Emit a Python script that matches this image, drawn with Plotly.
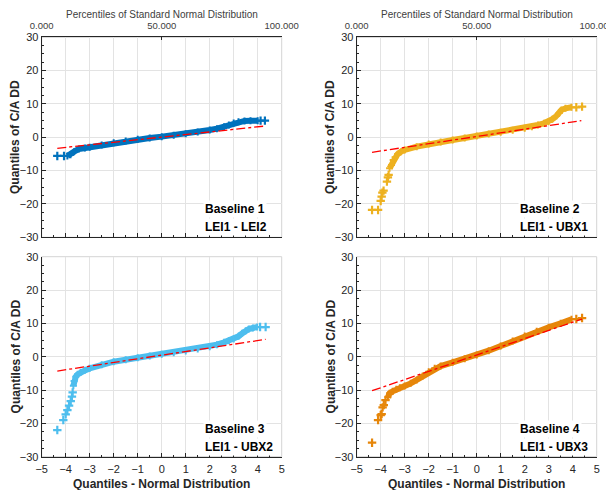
import plotly.graph_objects as go

# ---------------- data ----------------
# Baseline 1  (LEI1 - LEI2)
b1_body_x = [-3.93, -3.8, -3.65, -3.45, -3.2, -3.0, -2.5, -2.0, -1.5, -1.0, -0.5, 0.0, 0.5, 1.0, 1.5, 2.0, 2.3, 2.6, 2.8, 3.0, 3.2, 3.45, 3.7, 4.0]
b1_body_y = [-5.6, -5.2, -4.3, -3.5, -3.2, -3.0, -2.3, -1.6, -1.1, -0.6, -0.2, 0.2, 0.6, 1.1, 1.6, 2.2, 2.6, 3.2, 3.7, 4.3, 4.7, 4.9, 5.0, 5.0]
b1_tail_x = [-4.35, -4.07, 4.12, 4.3]
b1_tail_y = [-5.6, -5.6, 5.0, 5.0]
b1_ref_x = [-4.35, 4.33]
b1_ref_y = [-3.3, 3.4]

# Baseline 2  (LEI1 - UBX1)
b2_body_x = [-3.63, -3.55, -3.48, -3.4, -3.3, -3.15, -3.0, -2.5, -2.0, -1.5, -1.0, -0.5, 0.0, 0.5, 1.0, 1.5, 2.0, 2.3, 2.55, 2.8, 3.0, 3.15, 3.32, 3.45, 3.53, 3.7, 3.95]
b2_body_y = [-9.3, -8.3, -6.8, -6.0, -5.1, -4.3, -3.8, -2.8, -2.0, -1.4, -0.8, -0.2, 0.4, 1.0, 1.5, 2.1, 2.7, 3.2, 3.7, 4.2, 4.7, 5.4, 6.4, 7.4, 8.2, 8.7, 9.0]
b2_tail_x = [-4.36, -4.11, -4.0, -3.96, -3.93, -3.88, -3.74, -3.70, -3.67, 4.15, 4.39]
b2_tail_y = [-21.8, -21.8, -19.1, -17.8, -16.6, -16.0, -13.3, -12.0, -11.3, 9.0, 9.2]
b2_ref_x = [-4.36, 4.36]
b2_ref_y = [-4.5, 5.0]

# Baseline 3  (LEI1 - UBX2)
b3_body_x = [-3.68, -3.65, -3.58, -3.5, -3.38, -3.2, -3.0, -2.5, -2.0, -1.5, -1.0, -0.5, 0.0, 0.5, 1.0, 1.5, 2.0, 2.3, 2.6, 2.8, 3.0, 3.2, 3.35, 3.5, 3.63, 3.8, 3.98]
b3_body_y = [-8.7, -7.3, -6.0, -5.3, -4.7, -4.1, -3.5, -2.4, -1.5, -0.9, -0.3, 0.2, 0.7, 1.2, 1.7, 2.3, 3.0, 3.6, 4.3, 4.8, 5.3, 6.1, 7.0, 7.8, 8.3, 8.6, 8.9]
b3_tail_x = [-4.35, -4.1, -4.0, -3.93, -3.86, -3.79, -3.74, -3.71, 4.1, 4.33]
b3_tail_y = [-22.0, -19.0, -17.3, -16.0, -14.7, -13.3, -12.0, -10.7, 8.9, 8.9]
b3_ref_x = [-4.35, 4.33]
b3_ref_y = [-4.3, 5.2]

# Baseline 4  (LEI1 - UBX3)
b4_body_x = [-3.7, -3.63, -3.5, -3.35, -3.2, -3.0, -2.75, -2.5, -2.25, -2.0, -1.75, -1.5, -1.0, -0.5, 0.0, 0.5, 1.0, 1.5, 2.0, 2.5, 3.0, 3.5, 3.95]
b4_body_y = [-12.2, -11.0, -10.4, -9.8, -9.3, -8.8, -8.0, -7.0, -5.8, -4.5, -3.5, -2.8, -1.7, -0.6, 0.5, 1.8, 3.2, 4.7, 6.2, 7.6, 8.8, 10.0, 11.2]
b4_tail_x = [-4.36, -4.11, -4.0, -3.96, -3.92, -3.87, -3.8, 4.15, 4.39]
b4_tail_y = [-25.8, -19.0, -17.5, -17.2, -15.2, -14.5, -13.0, 11.3, 11.6]
b4_ref_x = [-4.36, 4.39]
b4_ref_y = [-10.2, 11.3]

panel_titles = [("Baseline 1", "LEI1 - LEI2"), ("Baseline 2", "LEI1 - UBX1"),
                ("Baseline 3", "LEI1 - UBX2"), ("Baseline 4", "LEI1 - UBX3")]
panel_colors = ["#0072BD", "#EDB120", "#4DBEEE", "#E6860A"]

pct_tickvals = [0, 50, 100]
pct_ticktext = ["0.000", "50.000", "100.000"]

x_title = "Quantiles - Normal Distribution"
y_title = "Quantiles of C/A DD"
top_title = "Percentiles of Standard Normal Distribution"

# ---------------- figure ----------------
OFF = 8                      # page body margin in the browser
W, H = 614 - OFF, 490 - OFF
FONT = "Liberation Sans, Arial, Helvetica, sans-serif"
AX = "#262626"
GRID = "#e3e3e3"

panels = [
    (b1_body_x, b1_body_y, b1_tail_x, b1_tail_y, b1_ref_x, b1_ref_y),
    (b2_body_x, b2_body_y, b2_tail_x, b2_tail_y, b2_ref_x, b2_ref_y),
    (b3_body_x, b3_body_y, b3_tail_x, b3_tail_y, b3_ref_x, b3_ref_y),
    (b4_body_x, b4_body_y, b4_tail_x, b4_tail_y, b4_ref_x, b4_ref_y),
]

# plot-area boxes in page pixels (left, right, top, bottom)
boxes = [(41.7, 281.7, 37.3, 237.3), (356.7, 596.7, 37.3, 237.3),
         (41.7, 281.7, 256.7, 456.7), (356.7, 596.7, 256.7, 456.7)]


def px(v):
    return (v - OFF) / W


def py(v):
    return 1 - (v - OFF) / H


fig = go.Figure()
layout = dict(width=W, height=H, margin=dict(l=0, r=0, t=0, b=0, pad=0, autoexpand=False),
              paper_bgcolor="white", plot_bgcolor="white", showlegend=False,
              font=dict(family=FONT, color=AX))
annotations = []
shapes = []

for i, (bx, by, tx, ty, rx, ry) in enumerate(panels):
    n = i + 1
    xa = "x" if n == 1 else f"x{n}"
    ya = "y" if n == 1 else f"y{n}"
    col = panel_colors[i]
    mk = dict(symbol="cross-thin", size=6, color=col, line=dict(color=col, width=2.2))
    mk_body = dict(symbol="cross-thin", size=5, color=col, line=dict(color=col, width=2))
    fig.add_trace(go.Scatter(x=bx, y=by, mode="lines+markers", line=dict(color=col, width=6),
                             marker=mk_body, xaxis=xa, yaxis=ya, hoverinfo="skip"))
    fig.add_trace(go.Scatter(x=tx, y=ty, mode="markers", marker=mk, xaxis=xa, yaxis=ya,
                             hoverinfo="skip"))
    fig.add_trace(go.Scatter(x=rx, y=ry, mode="lines", line=dict(color="#FF0000", width=1.3, dash="dashdot"),
                             xaxis=xa, yaxis=ya, hoverinfo="skip"))

    l, r, t, b = boxes[i]
    bottom_row = n >= 3
    layout["xaxis" if n == 1 else f"xaxis{n}"] = dict(
        domain=[px(l), px(r)], anchor=ya, range=[-5, 5], dtick=1, tick0=0, automargin=False,
        showgrid=True, gridcolor=GRID, gridwidth=1, zeroline=False,
        showline=True, linecolor=AX, linewidth=1, ticks="inside", ticklen=4, tickcolor=AX,
        minor=dict(dtick=0.5, ticks="inside", ticklen=2, tickcolor=AX, showgrid=False),
        showticklabels=bottom_row, ticklabelstandoff=2, tickfont=dict(size=11, color=AX, family=FONT),
    )
    layout["yaxis" if n == 1 else f"yaxis{n}"] = dict(
        domain=[py(b), py(t)], anchor=xa, range=[-30, 30], dtick=10, tick0=0, automargin=False,
        showgrid=True, gridcolor=GRID, gridwidth=1, zeroline=False,
        showline=True, linecolor=AX, linewidth=1, ticks="inside", ticklen=4, tickcolor=AX,
        minor=dict(dtick=2.5, ticks="inside", ticklen=2, tickcolor=AX, showgrid=False),
        tickfont=dict(size=11, color=AX, family=FONT),
    )
    # light frame on top/right
    shapes.append(dict(type="rect", xref=f"{xa} domain", yref=f"{ya} domain", x0=0, x1=1, y0=0, y1=1,
                       line=dict(color="#d4d4d4", width=1), layer="below"))

    # panel label
    cx = (l + r) / 2
    annotations.append(dict(text=f"<b>{panel_titles[i][0]}</b>", xref=xa, yref=ya, x=1.72, y=-21.6,
                            xanchor="left", yanchor="middle", showarrow=False,
                            font=dict(size=12, color="#000000", family=FONT), bgcolor="white", borderpad=1))
    annotations.append(dict(text=f"<b>{panel_titles[i][1]}</b>", xref=xa, yref=ya, x=1.72, y=-27.0,
                            xanchor="left", yanchor="middle", showarrow=False,
                            font=dict(size=12, color="#000000", family=FONT), bgcolor="white", borderpad=1))
    # y title
    annotations.append(dict(text=f"<b>{y_title}</b>", xref="paper", yref="paper",
                            x=px(l - 26), y=py((t + b) / 2), textangle=-90,
                            xanchor="center", yanchor="middle", showarrow=False,
                            font=dict(size=12, color=AX, family=FONT)))
    if bottom_row:
        annotations.append(dict(text=f"<b>{x_title}</b>", xref="paper", yref="paper",
                                x=px(cx), y=py(484), xanchor="center", yanchor="middle",
                                showarrow=False, font=dict(size=12, color=AX, family=FONT)))
    else:
        # top percentile axis
        k = n + 4
        layout[f"xaxis{k}"] = dict(
            overlaying=xa, anchor=ya, side="top", range=[0, 100], automargin=False,
            tickvals=pct_tickvals, ticktext=pct_ticktext, showgrid=False, zeroline=False,
            showline=True, linecolor=AX, linewidth=1, ticks="inside", ticklen=3, tickcolor=AX,
            ticklabelstandoff=4, tickfont=dict(size=9.5, color="#404040", family=FONT),
        )
        fig.add_trace(go.Scatter(x=[None], y=[None], xaxis=f"x{k}", yaxis=ya, mode="markers",
                                 hoverinfo="skip", showlegend=False))
        annotations.append(dict(text=top_title, xref="paper", yref="paper",
                                x=px(cx), y=1.0, xanchor="center", yanchor="top", borderpad=0,
                                showarrow=False, font=dict(size=10, color="#404040", family=FONT)))

layout["annotations"] = annotations
layout["shapes"] = shapes
fig.update_layout(**layout)
fig.write_html("out.html")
========================
» To be done
From the first line above through the line containing "import plotly.graph_objects as go", copy everything exactly, without the pictures.

» Correct response
Emit a Python script that matches this image, drawn with Plotly.
import plotly.graph_objects as go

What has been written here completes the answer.